From my stock-picker post:
I research extensively on mostly blue-chips and stick around for dividends. My down swing isn't 33%, it's 12%. My upswing isn't 33% either, but it is around 20%, and I'm fine with that. I haven't had a downswing that wasn't made even or better by dividends in the same year, and I haven't realized a loss in two years. My lowest current potential loss is only about -.26% in a year. With a long investment horizon, blue-chips are PLENTY volatile. I was up something like 25% on T, down 5-10%, then back up 20%.
I managed to invest in Abbot Labs just before they finished their biodegradable heart stent, so when it came, I looked like a winner. Then their buyout issues came and dropped them under my cost, but the approval of St. Jude has pushed them back up again. I'm up about 8% there in under a year, so, not bad, then dividends push it into double digits. Score.
IBM was my biggest win. I read a lot about AI, and IBM appeared to be the sleeper that only Buffet was betting on. Up 25% since Strategic Imperatives seized the ship, and sweet, sweet dividends. Dividends were also hiked recently.
Ford and InBev are bizarre value plays to me. Ford just hiked dividends a unicorn 33% and the stock is down. "CARS ARE OVER!!!" (record year) "CARS ARE DONE!" (record year). I'm not buying cars, but most of America still thinks living 10+ miles from work is reasonable or necessary, and neither employers nor consumers are going out of their way to change that. Even self-driving cars will need companies. The US can convert to driverless cars and lower sales figures, but the rest of the world is still buying cars, too. I wouldn't buy more than one car company, but Ford or GM are pretty easy choices to me.
InBev basically just bought 4/5 of the mainstream beer industry and they're down (read: on sale) 12% as they consider buying Coca Cola.

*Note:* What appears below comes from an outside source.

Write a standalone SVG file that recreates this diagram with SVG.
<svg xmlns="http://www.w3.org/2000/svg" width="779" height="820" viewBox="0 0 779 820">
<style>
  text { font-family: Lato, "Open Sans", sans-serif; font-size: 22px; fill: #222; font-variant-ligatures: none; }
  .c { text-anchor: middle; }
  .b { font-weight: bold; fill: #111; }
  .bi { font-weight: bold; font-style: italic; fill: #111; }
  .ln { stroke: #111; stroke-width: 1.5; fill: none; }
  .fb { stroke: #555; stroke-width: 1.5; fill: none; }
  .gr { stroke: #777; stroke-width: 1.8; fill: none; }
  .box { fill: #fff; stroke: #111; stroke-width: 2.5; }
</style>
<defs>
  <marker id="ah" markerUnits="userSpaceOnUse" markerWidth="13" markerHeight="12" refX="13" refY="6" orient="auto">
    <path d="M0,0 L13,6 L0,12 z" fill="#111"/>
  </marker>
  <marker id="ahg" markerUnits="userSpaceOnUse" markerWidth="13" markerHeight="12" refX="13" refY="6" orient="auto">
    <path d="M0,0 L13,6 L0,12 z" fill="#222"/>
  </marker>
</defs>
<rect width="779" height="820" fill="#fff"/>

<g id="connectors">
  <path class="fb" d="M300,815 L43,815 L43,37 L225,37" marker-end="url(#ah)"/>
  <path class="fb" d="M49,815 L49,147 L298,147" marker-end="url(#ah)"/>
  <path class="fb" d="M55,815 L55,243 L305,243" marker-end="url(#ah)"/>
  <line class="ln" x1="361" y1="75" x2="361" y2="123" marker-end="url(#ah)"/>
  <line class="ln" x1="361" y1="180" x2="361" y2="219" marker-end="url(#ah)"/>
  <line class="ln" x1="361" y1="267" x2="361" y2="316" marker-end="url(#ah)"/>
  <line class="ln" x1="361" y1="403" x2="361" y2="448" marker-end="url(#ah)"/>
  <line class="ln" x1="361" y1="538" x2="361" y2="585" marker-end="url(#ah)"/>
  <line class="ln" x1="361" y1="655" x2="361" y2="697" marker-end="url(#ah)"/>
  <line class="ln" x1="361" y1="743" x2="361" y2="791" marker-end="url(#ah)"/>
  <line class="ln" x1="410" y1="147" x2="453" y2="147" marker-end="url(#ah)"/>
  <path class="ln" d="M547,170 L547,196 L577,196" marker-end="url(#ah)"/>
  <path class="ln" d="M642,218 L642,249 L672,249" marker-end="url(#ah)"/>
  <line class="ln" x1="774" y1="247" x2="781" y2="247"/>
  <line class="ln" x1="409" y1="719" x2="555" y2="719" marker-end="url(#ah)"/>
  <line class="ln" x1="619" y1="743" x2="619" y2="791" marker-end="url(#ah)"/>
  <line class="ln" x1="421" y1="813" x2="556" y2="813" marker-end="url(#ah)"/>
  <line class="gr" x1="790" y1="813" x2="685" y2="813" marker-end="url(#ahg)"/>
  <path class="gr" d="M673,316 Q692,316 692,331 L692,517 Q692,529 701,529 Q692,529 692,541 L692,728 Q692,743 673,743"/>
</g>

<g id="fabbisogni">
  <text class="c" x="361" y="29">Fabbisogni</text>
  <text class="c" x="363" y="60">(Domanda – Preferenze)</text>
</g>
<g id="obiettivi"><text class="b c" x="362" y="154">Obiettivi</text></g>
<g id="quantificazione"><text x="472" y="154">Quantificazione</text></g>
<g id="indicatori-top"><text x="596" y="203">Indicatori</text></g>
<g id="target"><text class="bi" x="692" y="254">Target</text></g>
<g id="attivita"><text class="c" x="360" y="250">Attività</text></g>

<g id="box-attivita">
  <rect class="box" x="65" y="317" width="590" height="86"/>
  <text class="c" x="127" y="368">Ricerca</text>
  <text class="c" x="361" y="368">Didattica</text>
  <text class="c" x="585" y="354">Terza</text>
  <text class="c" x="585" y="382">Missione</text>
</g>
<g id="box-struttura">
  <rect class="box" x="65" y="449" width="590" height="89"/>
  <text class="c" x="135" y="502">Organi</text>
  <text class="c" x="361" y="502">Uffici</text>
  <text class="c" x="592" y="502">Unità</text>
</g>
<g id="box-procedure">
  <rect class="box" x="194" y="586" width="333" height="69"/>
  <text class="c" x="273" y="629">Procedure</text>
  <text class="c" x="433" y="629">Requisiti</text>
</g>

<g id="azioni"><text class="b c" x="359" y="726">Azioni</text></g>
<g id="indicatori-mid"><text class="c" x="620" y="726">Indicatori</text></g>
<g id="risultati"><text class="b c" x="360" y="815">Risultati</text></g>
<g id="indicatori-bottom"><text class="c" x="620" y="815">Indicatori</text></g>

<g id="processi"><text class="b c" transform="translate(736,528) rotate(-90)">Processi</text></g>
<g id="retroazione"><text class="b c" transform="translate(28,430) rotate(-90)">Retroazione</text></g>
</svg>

I'm eating up O Realty's doom predictions. This is a company with hilarious amounts of real estate that they're paying off every day, which is required to pay out all the money it makes, which already pays a dividend higher than the retirement withdrawal rule. Hiked dividends 6% this month, like they often do. They make up too much of my "post 65" portfolio before a year or two, but I don't even mind. I love dividend hikes. Next year I'll have more of this in index funds.
(All of these I am invested in, at about 1k each, except O Realty, which is soon to be about 8.5k. I just wouldn't buy Netflix or Tesla right now - the people looking for the mythical entry point already got in a long time ago, if ever there was one. I buy on dips, almost always see a boost, pocket dividend raises, and am happy floating by around 11% before dividends get hiked again, and blue-chips hike them all the damned time, so I'm happy with the results)
Current dividend stocks (TDAmeritrade):
JNJ PG ABT F IBM O T MMM (last one very funny in hindsight)
Loyal3 treated like a no-cost mutual fund, as it has no commissions (I deposit every month into these and treat as my savings):
MSFT INTC GOOGL AMZN UL TGT KHC HAS BUD AXP AAPL DIS ATVI SBUX KO BRK-B
Of those, GOOGL, AMZN, and BRK-B have no dividends, but BRK-B will get you a GEICO discount.